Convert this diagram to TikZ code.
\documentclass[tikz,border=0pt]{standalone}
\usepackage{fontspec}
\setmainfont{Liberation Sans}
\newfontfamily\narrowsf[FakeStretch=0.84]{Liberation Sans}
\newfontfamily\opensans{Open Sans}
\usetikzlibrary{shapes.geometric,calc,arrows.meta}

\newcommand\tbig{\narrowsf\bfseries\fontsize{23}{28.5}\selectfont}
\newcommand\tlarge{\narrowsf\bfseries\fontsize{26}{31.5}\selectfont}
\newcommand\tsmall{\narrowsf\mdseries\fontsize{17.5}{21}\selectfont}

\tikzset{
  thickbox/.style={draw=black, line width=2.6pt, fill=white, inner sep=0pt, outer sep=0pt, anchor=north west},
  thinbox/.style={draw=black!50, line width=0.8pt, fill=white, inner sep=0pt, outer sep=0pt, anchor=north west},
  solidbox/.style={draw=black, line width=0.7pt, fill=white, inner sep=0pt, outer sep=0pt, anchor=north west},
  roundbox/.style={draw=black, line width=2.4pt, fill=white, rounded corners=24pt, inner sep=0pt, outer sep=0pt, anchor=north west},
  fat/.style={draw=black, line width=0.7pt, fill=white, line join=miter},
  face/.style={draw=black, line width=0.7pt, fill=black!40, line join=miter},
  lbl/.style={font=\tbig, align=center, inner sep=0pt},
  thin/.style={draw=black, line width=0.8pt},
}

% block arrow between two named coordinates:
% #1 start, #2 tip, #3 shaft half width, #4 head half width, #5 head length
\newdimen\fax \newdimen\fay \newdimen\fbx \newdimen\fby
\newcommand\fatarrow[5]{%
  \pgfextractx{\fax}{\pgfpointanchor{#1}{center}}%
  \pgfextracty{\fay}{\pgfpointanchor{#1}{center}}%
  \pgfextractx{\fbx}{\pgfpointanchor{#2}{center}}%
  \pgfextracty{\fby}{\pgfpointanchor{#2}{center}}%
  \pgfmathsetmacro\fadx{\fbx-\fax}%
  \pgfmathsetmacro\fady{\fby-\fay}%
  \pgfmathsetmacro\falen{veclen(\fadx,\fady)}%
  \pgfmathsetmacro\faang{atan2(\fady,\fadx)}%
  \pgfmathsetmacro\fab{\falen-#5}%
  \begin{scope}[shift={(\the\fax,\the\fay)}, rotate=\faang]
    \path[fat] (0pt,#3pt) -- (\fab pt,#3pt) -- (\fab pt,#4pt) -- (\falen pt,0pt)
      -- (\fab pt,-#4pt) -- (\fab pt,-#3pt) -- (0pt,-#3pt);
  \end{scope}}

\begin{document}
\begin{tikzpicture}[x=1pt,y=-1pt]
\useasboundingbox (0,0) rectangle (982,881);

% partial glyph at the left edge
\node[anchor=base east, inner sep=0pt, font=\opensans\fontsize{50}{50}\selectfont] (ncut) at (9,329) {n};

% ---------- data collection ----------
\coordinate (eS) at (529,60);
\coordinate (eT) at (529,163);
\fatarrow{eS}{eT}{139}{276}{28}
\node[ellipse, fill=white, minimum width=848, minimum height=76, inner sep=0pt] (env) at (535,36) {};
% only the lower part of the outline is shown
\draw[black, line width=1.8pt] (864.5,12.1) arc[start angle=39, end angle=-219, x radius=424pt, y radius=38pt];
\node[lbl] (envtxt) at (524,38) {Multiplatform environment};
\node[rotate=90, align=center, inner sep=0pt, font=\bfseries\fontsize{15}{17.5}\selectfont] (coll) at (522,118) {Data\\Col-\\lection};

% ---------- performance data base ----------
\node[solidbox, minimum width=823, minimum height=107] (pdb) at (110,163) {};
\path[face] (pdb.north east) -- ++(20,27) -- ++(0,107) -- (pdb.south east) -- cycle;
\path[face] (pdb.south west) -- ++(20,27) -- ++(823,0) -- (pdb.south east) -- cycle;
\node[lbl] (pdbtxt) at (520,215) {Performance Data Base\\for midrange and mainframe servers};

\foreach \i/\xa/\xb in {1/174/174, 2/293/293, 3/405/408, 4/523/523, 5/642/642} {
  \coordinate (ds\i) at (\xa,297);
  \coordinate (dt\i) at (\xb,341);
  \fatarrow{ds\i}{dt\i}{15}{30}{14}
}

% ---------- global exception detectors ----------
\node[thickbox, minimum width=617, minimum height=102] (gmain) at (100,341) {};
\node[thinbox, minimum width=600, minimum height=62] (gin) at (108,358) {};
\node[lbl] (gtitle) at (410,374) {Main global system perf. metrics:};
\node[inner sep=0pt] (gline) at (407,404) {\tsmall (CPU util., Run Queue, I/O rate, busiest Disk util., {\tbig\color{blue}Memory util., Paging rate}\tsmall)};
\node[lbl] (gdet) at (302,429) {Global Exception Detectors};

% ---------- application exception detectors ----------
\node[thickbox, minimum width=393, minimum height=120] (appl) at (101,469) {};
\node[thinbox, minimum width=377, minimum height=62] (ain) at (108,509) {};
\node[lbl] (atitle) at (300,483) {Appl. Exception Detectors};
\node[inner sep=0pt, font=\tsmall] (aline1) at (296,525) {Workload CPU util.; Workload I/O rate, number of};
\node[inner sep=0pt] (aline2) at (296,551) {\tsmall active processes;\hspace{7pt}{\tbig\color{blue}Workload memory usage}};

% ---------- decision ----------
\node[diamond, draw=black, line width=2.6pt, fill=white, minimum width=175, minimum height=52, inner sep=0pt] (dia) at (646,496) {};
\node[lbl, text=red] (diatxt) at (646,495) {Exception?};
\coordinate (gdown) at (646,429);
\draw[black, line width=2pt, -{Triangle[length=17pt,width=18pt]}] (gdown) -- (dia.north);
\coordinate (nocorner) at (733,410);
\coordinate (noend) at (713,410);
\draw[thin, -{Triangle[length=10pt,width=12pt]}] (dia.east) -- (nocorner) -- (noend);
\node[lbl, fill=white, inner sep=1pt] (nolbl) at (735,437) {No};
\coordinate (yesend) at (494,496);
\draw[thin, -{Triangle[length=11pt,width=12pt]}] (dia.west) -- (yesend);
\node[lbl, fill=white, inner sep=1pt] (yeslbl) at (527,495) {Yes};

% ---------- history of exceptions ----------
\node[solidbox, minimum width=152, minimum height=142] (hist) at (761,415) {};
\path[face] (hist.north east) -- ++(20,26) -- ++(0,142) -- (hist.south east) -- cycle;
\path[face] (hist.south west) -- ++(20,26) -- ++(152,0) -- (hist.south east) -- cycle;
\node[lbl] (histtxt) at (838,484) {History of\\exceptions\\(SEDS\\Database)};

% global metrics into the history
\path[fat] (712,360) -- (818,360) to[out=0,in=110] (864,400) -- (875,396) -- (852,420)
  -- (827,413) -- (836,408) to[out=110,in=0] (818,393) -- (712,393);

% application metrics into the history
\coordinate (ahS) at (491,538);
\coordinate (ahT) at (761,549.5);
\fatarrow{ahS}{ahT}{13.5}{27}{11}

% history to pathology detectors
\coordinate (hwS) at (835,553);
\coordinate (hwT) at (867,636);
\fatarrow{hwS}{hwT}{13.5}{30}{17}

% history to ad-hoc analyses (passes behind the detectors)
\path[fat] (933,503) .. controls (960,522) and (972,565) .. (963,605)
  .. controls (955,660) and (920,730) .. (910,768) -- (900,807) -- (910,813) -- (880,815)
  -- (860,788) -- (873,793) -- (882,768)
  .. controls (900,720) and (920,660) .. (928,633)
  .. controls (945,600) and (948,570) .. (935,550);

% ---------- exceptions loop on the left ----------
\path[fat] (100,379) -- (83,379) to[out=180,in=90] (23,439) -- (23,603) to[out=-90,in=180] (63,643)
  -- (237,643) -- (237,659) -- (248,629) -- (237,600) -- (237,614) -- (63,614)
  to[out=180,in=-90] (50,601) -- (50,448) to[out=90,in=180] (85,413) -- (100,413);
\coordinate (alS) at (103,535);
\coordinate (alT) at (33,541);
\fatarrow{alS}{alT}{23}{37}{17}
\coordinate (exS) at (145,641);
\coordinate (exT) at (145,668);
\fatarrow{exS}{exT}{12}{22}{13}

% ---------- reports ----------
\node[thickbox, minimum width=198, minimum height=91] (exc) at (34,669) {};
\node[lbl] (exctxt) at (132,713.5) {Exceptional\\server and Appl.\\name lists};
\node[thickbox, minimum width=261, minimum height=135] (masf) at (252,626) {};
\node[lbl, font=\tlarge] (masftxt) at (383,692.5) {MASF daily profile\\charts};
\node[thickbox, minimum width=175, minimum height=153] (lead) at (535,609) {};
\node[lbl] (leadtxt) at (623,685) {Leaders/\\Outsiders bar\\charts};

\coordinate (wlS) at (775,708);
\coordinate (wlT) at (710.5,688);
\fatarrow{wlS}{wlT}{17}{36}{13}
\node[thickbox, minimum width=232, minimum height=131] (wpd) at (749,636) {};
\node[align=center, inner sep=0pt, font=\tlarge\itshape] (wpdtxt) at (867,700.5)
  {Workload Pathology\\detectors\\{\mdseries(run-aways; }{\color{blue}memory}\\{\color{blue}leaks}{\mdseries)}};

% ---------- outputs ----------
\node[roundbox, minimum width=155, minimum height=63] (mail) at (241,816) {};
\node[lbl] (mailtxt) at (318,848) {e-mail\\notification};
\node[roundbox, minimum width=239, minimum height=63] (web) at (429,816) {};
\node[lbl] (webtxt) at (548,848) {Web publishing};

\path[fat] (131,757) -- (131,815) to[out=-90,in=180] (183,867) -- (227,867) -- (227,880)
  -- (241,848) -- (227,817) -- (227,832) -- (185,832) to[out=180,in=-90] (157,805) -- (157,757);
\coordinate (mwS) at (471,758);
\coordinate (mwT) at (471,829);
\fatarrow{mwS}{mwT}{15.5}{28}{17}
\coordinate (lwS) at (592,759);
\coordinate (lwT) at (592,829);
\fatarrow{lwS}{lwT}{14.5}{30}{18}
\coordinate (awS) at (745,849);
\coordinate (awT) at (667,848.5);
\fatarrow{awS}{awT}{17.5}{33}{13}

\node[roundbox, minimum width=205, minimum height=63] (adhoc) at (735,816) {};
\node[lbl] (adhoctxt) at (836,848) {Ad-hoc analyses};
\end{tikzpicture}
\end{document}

————

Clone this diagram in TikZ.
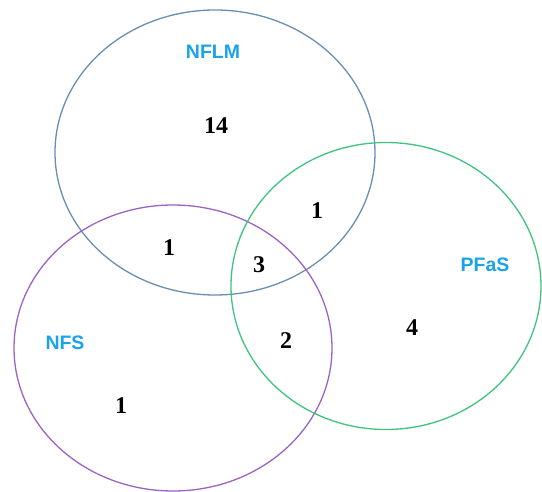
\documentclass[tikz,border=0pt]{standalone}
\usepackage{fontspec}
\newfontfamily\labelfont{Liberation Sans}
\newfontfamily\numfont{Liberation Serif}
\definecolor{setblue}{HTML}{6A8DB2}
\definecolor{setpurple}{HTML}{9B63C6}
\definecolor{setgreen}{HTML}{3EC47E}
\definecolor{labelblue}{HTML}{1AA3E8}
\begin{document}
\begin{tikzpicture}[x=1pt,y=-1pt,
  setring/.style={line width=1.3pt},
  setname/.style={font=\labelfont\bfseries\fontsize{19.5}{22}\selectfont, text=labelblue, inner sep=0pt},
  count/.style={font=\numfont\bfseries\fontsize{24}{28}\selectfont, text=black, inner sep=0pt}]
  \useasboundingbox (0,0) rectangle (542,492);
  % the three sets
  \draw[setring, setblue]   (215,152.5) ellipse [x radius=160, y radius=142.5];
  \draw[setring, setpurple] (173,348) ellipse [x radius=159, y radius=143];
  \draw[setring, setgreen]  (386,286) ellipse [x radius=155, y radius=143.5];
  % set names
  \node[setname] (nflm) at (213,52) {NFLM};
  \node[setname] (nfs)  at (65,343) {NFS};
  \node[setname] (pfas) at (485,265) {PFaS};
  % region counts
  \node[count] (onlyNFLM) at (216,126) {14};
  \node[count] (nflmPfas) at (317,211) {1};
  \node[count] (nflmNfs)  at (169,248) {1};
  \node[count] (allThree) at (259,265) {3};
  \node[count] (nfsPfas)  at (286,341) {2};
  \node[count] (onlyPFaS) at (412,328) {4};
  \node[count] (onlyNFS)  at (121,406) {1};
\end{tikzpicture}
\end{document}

————

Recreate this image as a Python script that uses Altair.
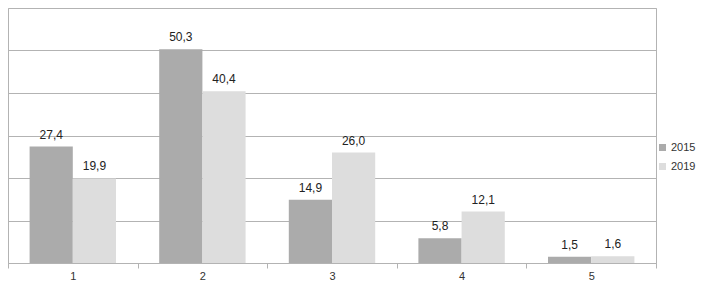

————

Wherever the string "this" appears in the entries above, list that line.

*Exercise answer*
Convert this diagram to TikZ code.
Clone this diagram in TikZ.
Recreate this image as a Python script that uses Altair.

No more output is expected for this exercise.